Nnamdi Kanu ‘Exposes’ Three Appeal Court Errors Before Supreme Court

The embattled leader of the Indigenous People of Biafra (IPOB), Mazi Nnamdi Kanu, has asked the Supreme Court to compel the Muhammadu Buhari-led Federal Government to release him in accordance with the October 13 judgment of the Court of Appeal discharging him.

Truetells Nigeria reports that the IPOB leader’s request is contained in the three-ground notice of cross-appeal he filed in the appeal by the Federal Government, challenging the Appeal Court’s October 13 judgment freeing him.

The pro-Biafra activist asked Nigeria’s apex court to set aside the Appeal Court’s judgment “as it relates to issues two, three and five formulated before the court.”

Nnamdi Kanu through his lawyers also asked the Supreme Court to direct the Buhari administration to release him from the custody of the Department of State Service (DSS) where he has been since June 26, 2021.

He filed a notice of appeal praying to the apex court to reverse the October 28 ruling by the Court of Appeal, staying the execution of its October 13 judgment.

In ground one, Nnamdi Kanu argued that the Appeal Court erred in law when it held that “the main purpose of a charge is to give the accused person a notice of the case against him and that is why the law is that an omission in a charge will only be fatal if it does not put an accused person on proper and sufficient notice of the case against him to enable him prepare adequately for his defence,” without due deference to the mandatory requirements of the laws which limit the criminal jurisdiction of the Federal High Court only to criminal offences committed within the jurisdiction of the court.

In ground two, he said that the Appeal Court erred in law when it held that “as long as the appeal against the proscription of IPOB has not been determined, the order of proscription is still valid and subsisting,” and thereby occasioned a miscarriage of justice.

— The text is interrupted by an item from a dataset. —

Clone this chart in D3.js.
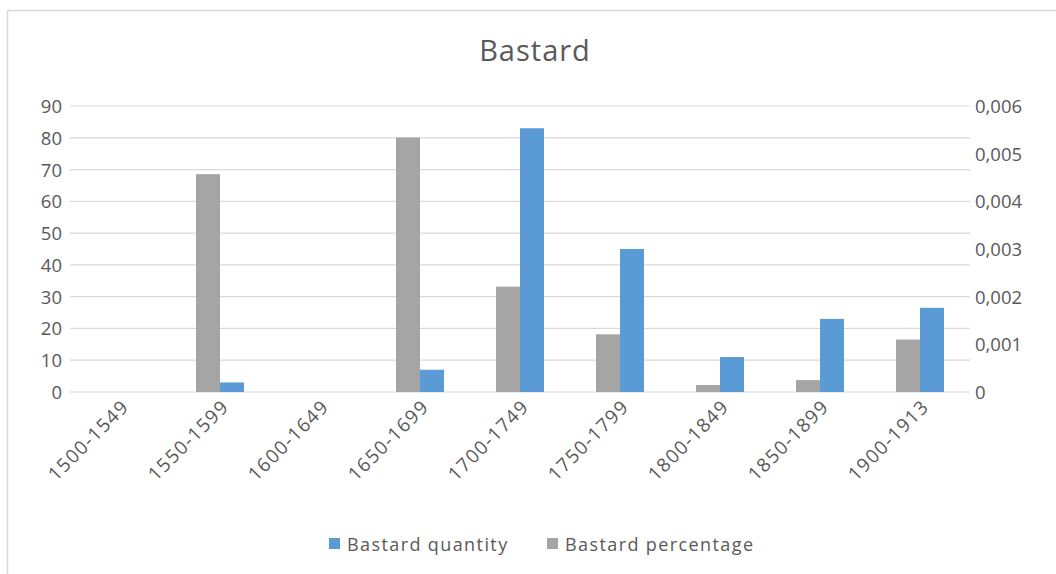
<!DOCTYPE html>
<html><head><meta charset="utf-8">
<script src="https://cdn.jsdelivr.net/npm/d3@7"></script>
<style>body{margin:0;background:#fff}svg{display:block}</style>
</head><body>
<svg id="c" width="1056" height="574"></svg>
<script>
const categories = ["1500-1549","1550-1599","1600-1649","1650-1699","1700-1749","1750-1799","1800-1849","1850-1899","1900-1913"];
const quantity = [0, 3, 0, 7, 83, 45, 11, 23, 26.5];
const percentage = [0, 0.00457, 0, 0.00534, 0.00221, 0.00121, 0.000147, 0.00025, 0.0011];
const leftTicks = [0,10,20,30,40,50,60,70,80,90];
const rightTicks = [0,0.001,0.002,0.003,0.004,0.005,0.006];
const rightTickLabels = ["0","0,001","0,002","0,003","0,004","0,005","0,006"];
const seriesNames = ["Bastard quantity","Bastard percentage"];
const colors = {quantity:"#5b9bd5", percentage:"#a5a5a5"};

const font = "'Open Sans', 'Liberation Sans', sans-serif";
const svg = d3.select("#c");
const L = 70, R = 970, T = 106, B = 392;

svg.append("path").attr("d","M7.5,574 V10.5 H1056").attr("fill","none").attr("stroke","#d9d9d9").attr("stroke-width",1.5);

const x = d3.scaleBand().domain(categories).range([L,R]).paddingInner(0.52).paddingOuter(0.26);
const yL = d3.scaleLinear().domain([0,90]).range([B,T]);
const yR = d3.scaleLinear().domain([0,0.006]).range([B,T]);

// gridlines
svg.append("g").selectAll("line").data(leftTicks).join("line")
  .attr("x1",L).attr("x2",R).attr("y1",d=>yL(d)).attr("y2",d=>yL(d))
  .attr("stroke","#d9d9d9").attr("stroke-width",1.2);

const bw = x.bandwidth()/2;
svg.append("g").selectAll("rect").data(categories).join("rect")
  .attr("x",d=>x(d)).attr("width",bw)
  .attr("y",(d,i)=>yR(percentage[i])).attr("height",(d,i)=>B-yR(percentage[i]))
  .attr("fill",colors.percentage);
svg.append("g").selectAll("rect").data(categories).join("rect")
  .attr("x",d=>x(d)+bw).attr("width",bw)
  .attr("y",(d,i)=>yL(quantity[i])).attr("height",(d,i)=>B-yL(quantity[i]))
  .attr("fill",colors.quantity);

// left axis
const axL = d3.axisLeft(yL).tickValues(leftTicks).tickSize(0).tickPadding(0);
const gL = svg.append("g").attr("transform",`translate(${L-8},0)`).call(axL);
gL.select(".domain").remove();
gL.selectAll("text").attr("font-family",font).attr("font-size",18.5).attr("fill","#595959").attr("dy","0.35em");

// right axis
const axR = d3.axisRight(yR).tickValues(rightTicks).tickFormat((d,i)=>rightTickLabels[i]).tickSize(0).tickPadding(0);
const gR = svg.append("g").attr("transform",`translate(${R+5},0)`).call(axR);
gR.select(".domain").remove();
gR.selectAll("text").attr("font-family",font).attr("font-size",18.5).attr("fill","#595959").attr("dy","0.35em");

// x axis labels
const axX = d3.axisBottom(x).tickSize(0).tickPadding(0);
const gX = svg.append("g").attr("transform",`translate(0,${B})`).call(axX);
gX.select(".domain").remove();
gX.selectAll("text")
  .attr("font-family",font).attr("font-size",19).attr("letter-spacing",1.3).attr("fill","#595959")
  .attr("text-anchor","end").attr("dy",0).attr("y",0)
  .attr("transform","translate(10,16) rotate(-45)");

// title
svg.append("text").attr("x",535).attr("y",61).attr("text-anchor","middle")
  .attr("font-family",font).attr("font-size",29).attr("letter-spacing",1).attr("fill","#595959").text("Bastard");

// legend
const leg = [{n:seriesNames[0],c:colors.quantity,x:329},{n:seriesNames[1],c:colors.percentage,x:547}];
const lg = svg.append("g");
leg.forEach(d=>{
  lg.append("rect").attr("x",d.x).attr("y",538).attr("width",11).attr("height",11).attr("fill",d.c);
  lg.append("text").attr("x",d.x+18).attr("y",551).attr("font-family",font).attr("font-size",18)
    .attr("letter-spacing",1.4).attr("fill","#595959").text(d.n);
});
</script>
</body></html>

In ground three, Nnamdi Kanu argued that the Court of Appeal “erred in law when it held that it is only when evidence has been adduced by the prosecution in proof of its case and the proof of evidence is thus admitted in evidence, that the competency or otherwise of the proof of evidence/charge, can be attacked; and that as such, it was premature to make a pronouncement on the relative strength of proof of evidence before the commencement of trial, and thereby occasioned a miscarriage of justice.”